# [RECORDED DATA]
+++++

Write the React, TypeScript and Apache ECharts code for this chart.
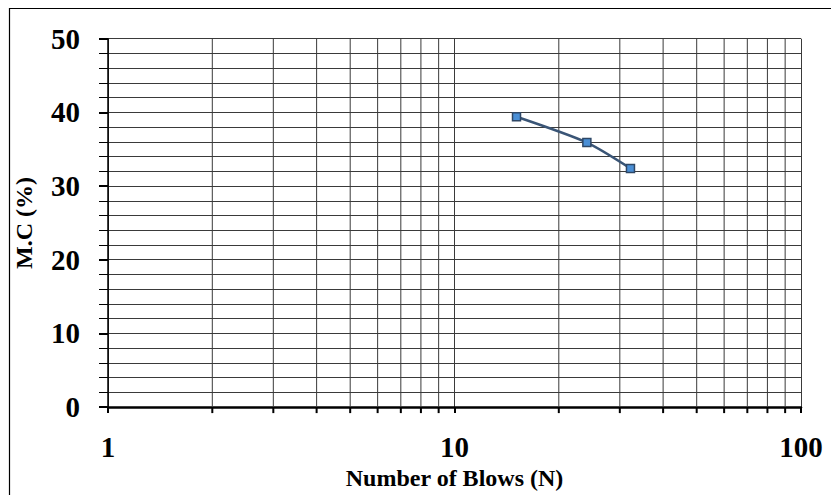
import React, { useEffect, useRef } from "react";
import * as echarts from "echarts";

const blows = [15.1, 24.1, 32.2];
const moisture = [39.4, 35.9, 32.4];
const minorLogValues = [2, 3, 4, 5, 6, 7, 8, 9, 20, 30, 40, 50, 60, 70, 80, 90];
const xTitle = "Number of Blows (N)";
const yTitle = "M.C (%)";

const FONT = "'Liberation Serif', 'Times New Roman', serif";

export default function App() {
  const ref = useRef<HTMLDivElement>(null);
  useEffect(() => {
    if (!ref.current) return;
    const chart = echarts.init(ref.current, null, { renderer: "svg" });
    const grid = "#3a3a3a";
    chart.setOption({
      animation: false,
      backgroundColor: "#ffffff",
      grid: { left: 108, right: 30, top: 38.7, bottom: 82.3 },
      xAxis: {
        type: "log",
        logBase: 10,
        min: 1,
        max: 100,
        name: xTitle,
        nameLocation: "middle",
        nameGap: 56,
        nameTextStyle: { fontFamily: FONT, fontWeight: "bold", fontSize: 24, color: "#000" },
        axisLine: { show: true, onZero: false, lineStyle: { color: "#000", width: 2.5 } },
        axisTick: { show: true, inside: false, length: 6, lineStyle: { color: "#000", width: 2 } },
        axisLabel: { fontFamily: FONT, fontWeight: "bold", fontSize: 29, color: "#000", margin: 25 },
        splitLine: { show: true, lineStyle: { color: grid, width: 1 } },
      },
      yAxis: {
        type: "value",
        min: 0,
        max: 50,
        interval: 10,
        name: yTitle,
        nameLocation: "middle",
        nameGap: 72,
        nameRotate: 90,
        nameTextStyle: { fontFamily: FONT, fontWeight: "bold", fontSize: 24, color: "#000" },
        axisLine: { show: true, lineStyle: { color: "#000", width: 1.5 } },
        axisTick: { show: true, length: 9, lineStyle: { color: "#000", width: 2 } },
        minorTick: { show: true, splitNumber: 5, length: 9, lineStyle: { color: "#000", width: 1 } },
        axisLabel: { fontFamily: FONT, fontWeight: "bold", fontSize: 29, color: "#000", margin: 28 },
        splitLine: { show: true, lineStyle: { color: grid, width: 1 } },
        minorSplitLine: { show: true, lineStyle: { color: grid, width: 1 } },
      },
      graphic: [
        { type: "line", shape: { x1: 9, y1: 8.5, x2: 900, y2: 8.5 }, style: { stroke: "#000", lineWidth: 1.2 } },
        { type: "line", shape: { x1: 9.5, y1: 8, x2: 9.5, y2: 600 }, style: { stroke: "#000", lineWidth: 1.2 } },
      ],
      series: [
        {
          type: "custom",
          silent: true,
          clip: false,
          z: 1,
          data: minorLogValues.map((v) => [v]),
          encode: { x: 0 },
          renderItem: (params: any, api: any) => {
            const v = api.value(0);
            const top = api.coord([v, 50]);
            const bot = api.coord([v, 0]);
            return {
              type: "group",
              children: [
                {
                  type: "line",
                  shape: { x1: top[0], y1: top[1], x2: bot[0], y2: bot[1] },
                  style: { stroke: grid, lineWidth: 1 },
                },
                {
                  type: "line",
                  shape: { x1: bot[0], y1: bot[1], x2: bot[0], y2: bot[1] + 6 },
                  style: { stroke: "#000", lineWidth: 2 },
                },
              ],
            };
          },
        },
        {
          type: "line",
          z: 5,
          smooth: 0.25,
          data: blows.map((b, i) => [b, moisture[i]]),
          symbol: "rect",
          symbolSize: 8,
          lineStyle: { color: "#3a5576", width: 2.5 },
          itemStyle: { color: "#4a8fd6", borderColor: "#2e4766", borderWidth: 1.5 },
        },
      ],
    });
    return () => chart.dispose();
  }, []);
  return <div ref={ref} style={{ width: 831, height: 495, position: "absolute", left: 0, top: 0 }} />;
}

+++++

Go from the first line of the data above to the line containing "Serif', 'Times New" and retype exactly those lines, both included, but none of the pictures.

# [TASK ANSWER]
Write the React, TypeScript and Apache ECharts code for this chart.
import React, { useEffect, useRef } from "react";
import * as echarts from "echarts";

const blows = [15.1, 24.1, 32.2];
const moisture = [39.4, 35.9, 32.4];
const minorLogValues = [2, 3, 4, 5, 6, 7, 8, 9, 20, 30, 40, 50, 60, 70, 80, 90];
const xTitle = "Number of Blows (N)";
const yTitle = "M.C (%)";

const FONT = "'Liberation Serif', 'Times New Roman', serif";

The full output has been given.